The jury's still out, however, about the present-day Aquatones' 2001 
remake of She's The One For Me', largely because the 1958 version has 
been roosting in my head since I stumbled upon the 78 rpm pressing long,
 long ago in an Aldershot junk shop, and span subsequently to dust. 
A tape of a hitherto-unissued (and too fast)'She's The One For Me' 
from 1977 by the Argonauts and I (with backing chorale attributed 
to 'The Argotones') wasn't up to the fighting weight of the prototype 
either, and had been corroding gently in a dark and lonely corner
 of my attic until the exchange of e-mails with Dave.  Yet I'm pleased 
to report that he enjoyed the mailed copy sufficiently to express a 
desire to 'sit in' ith us should any of our engagements coincide with 
his proposed visit to Europe in 2010. 
     
Emerging from the same era, if half a world away, Jet Harris was under
my scrutiny in an article commissioned for a forthcoming edition of Guitar
 & Bass magazine. Though seventy years old and not in the best of health, 
he proved a game and articulate interviewee. While a slight underlying 
bitterness peeped out when the topic of Cliff Richard and the Shadows' 
current reunion without him was raised, he was looking forward to hitting 
the road again in his own right next spring. 
     
Among further encounters of this kidney were respective chats with Jack
Bruce and Mick Taylor - each conquering debilities not unrelated to
unquiet journeys to late middle age - and Bruce Foxton and Rick
Buckler, the blokes in The Jam who weren't Paul Weller. I'd spoken to
them last over a quarter of a century ago when The Jam and Clayson and
the Argonauts had warmed up at the 100 Club for Stripjack, a quartet
that vanished immediately from the pages of history.
      
During Clayson and the Argonauts' seemingly final showdown in 1986 at the
Putney Half-Moon, Ralph McTell had been drinking at the bar, but this
didn't appear to be of great vocational import for him when I was
talking him through his saga for, again, Guitar & Bass. It
 ought to be mentioned that, prior top changing his surname in honour 
of Blind Willie, he'd been Ralph May, and had come from the same 
district of Kent as Phil May of The Pretty Things. However, he assured 
me that they weren't even distant cousins. 
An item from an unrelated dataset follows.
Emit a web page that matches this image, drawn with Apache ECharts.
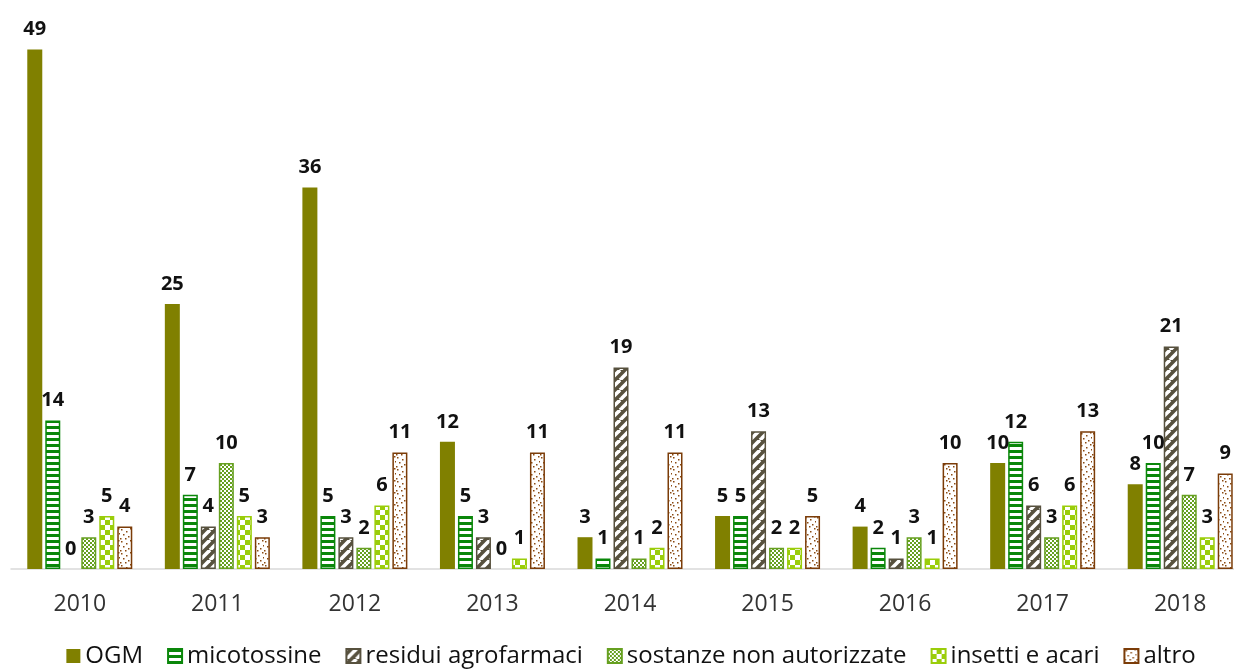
<!DOCTYPE html>
<html>
<head>
<meta charset="utf-8">
<script src="https://cdn.jsdelivr.net/npm/echarts@6/dist/echarts.min.js"></script>
<style>
html,body{margin:0;padding:0;background:#fff;overflow:hidden;width:1234px;height:670px;}
#chart{width:1262px;height:670px;}
</style>
</head>
<body>
<div id="chart"></div>
<script>
var categories = ['2010','2011','2012','2013','2014','2015','2016','2017','2018'];
var seriesNames = ['OGM','micotossine','residui agrofarmaci','sostanze non autorizzate','insetti e acari','altro'];
var ogm         = [49, 25, 36, 12, 3, 5, 4, 10, 8];
var micotossine = [14, 7, 5, 5, 1, 5, 2, 12, 10];
var residui     = [0, 4, 3, 3, 19, 13, 1, 6, 21];
var sostanze    = [3, 10, 2, 0, 1, 2, 3, 3, 7];
var insetti     = [5, 5, 6, 1, 2, 2, 1, 6, 3];
var altro       = [4, 3, 11, 11, 11, 5, 10, 13, 9];

function tile(w, h, draw) {
  var c = document.createElement('canvas');
  c.width = w; c.height = h;
  var ctx = c.getContext('2d');
  draw(ctx, w, h);
  return {image: c, repeat: 'repeat'};
}
var patOGM = '#808000';
var patMico = tile(8, 6, function(ctx, w, h){
  ctx.fillStyle = '#0a870a'; ctx.fillRect(0,0,w,h);
  ctx.fillStyle = '#ffffff'; ctx.fillRect(0,3,w,3);
});
var patRes = tile(10, 10, function(ctx, w, h){
  ctx.fillStyle = '#57513e'; ctx.fillRect(0,0,w,h);
  ctx.strokeStyle = '#ffffff'; ctx.lineWidth = 3.6;
  for (var k = -1; k <= 1; k++) {
    ctx.beginPath(); ctx.moveTo(k*w, h); ctx.lineTo(k*w + w, 0); ctx.stroke();
  }
});
var patSost = tile(4, 4, function(ctx, w, h){
  ctx.fillStyle = '#ffffff'; ctx.fillRect(0,0,w,h);
  ctx.fillStyle = '#66a020'; ctx.fillRect(0,0,2,2); ctx.fillRect(2,2,2,2);
});
var patIns = tile(10, 10, function(ctx, w, h){
  ctx.fillStyle = '#9acd0a'; ctx.fillRect(0,0,w,h);
  ctx.fillStyle = '#ffffff'; ctx.fillRect(0,0,5,5); ctx.fillRect(5,5,5,5);
});
var patAltro = tile(12, 12, function(ctx, w, h){
  ctx.fillStyle = '#ffffff'; ctx.fillRect(0,0,w,h);
  ctx.fillStyle = '#8a4a12';
  var pts = [[1,1],[6,3],[10,0],[3,6],[8,8],[0,10],[5,10],[11,5]];
  pts.forEach(function(p){ ctx.fillRect(p[0], p[1], 1.5, 1.5); });
});

var fills   = [patOGM, patMico, patRes, patSost, patIns, patAltro];
var borders = ['#808000', '#0a870a', '#57513e', '#66a020', '#9acd0a', '#7b3c08'];
var values  = [ogm, micotossine, residui, sostanze, insetti, altro];

var chart = echarts.init(document.getElementById('chart'), null, {renderer: 'canvas'});
var series = seriesNames.map(function(name, i){
  return {
    name: name,
    type: 'bar',
    data: values[i].map(function(v){
      return v === 0 ? {value: v, itemStyle: {borderWidth: 0}} : v;
    }),
    barWidth: 15,
    barGap: '20%',
    itemStyle: {color: fills[i], borderColor: borders[i], borderWidth: i === 0 ? 0 : 1.5},
    label: {
      show: true, position: 'top', distance: 10,
      color: '#111', fontWeight: 'bold', fontSize: 20, fontFamily: 'Open Sans'
    }
  };
});
chart.setOption({
  animation: false,
  backgroundColor: '#ffffff',
  textStyle: {fontFamily: 'Open Sans'},
  grid: {left: 11, right: 13, top: 39, bottom: 101, containLabel: false},
  legend: {
    bottom: -3, left: 'center',
    itemWidth: 14, itemHeight: 14, itemGap: 24,
    icon: 'rect',
    textStyle: {fontSize: 24, color: '#111', fontFamily: 'Open Sans'},
    data: seriesNames
  },
  xAxis: {
    type: 'category', data: categories,
    axisLine: {lineStyle: {color: '#d9d9d9', width: 1.5}},
    axisTick: {show: false},
    axisLabel: {fontSize: 23, color: '#333', margin: 24, fontFamily: 'Open Sans'}
  },
  yAxis: {
    type: 'value', min: 0, max: 50, show: false,
    splitLine: {show: false}
  },
  series: series
});
</script>
</body>
</html>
Unquestionably, the most remarkable situation of this kind in which 
I found myself was a nouvelle cuisine lunch in a restaurant off Covent 
Garden with Gail Zappa, widow of Frank, and Diva, their younger daughter. 
On an adjacent table sat Meera Syal and what looked like her parents.
 
A month earlier, I'd interviewed Gail on behalf of Record Collector,
and then mailed her my Edgard Varese tome - for, insofar as Frank ever
had a boyhood hero, it was this most adventurous of modern classical
composers. Impressed, Gail suggested we meet when next she came to
England - which was sooner than I might have expected when her eldest
child Dweazil's Zappa Plays Zappa revue reached Europe in July.
 
Gail sorted out gratis tickets for me at the Bristol stop of Zappa Plays 
Zappa during the meal. She was absolutely charming - and over dessert 
and then a foray round nearby shops, we debated the feasibility of me 
penning a life of Frank. Before the week was out, I'd come up with a 
working title - Project X (after a piece on the sixth Zappa album, 
1969's Uncle Meat), and started prodding the nerves of an array of 
interested publishers, who are, nevertheless, proceeding with 
majestic slowness. 
      
In order to understand the magnitude of my rendezvous with Gail, you need
to know that, on a second ever trip to the capital not under adult
supervision, my fifteen-year-old self had been taken aback that an
entire window of Oxford Street's vast HMV store bloomed  with the
splendour of the macabre sleeve of The Mothers Of Invention's maiden
LP, 1966's Freak Out!. From listening to it in one of those isolation 
booths that such outlets had in  those days, the impact of Zappa and 
his Mothers was to ripple across the next seven years of my life - and 
Project X might be the biography that I have been destined to write.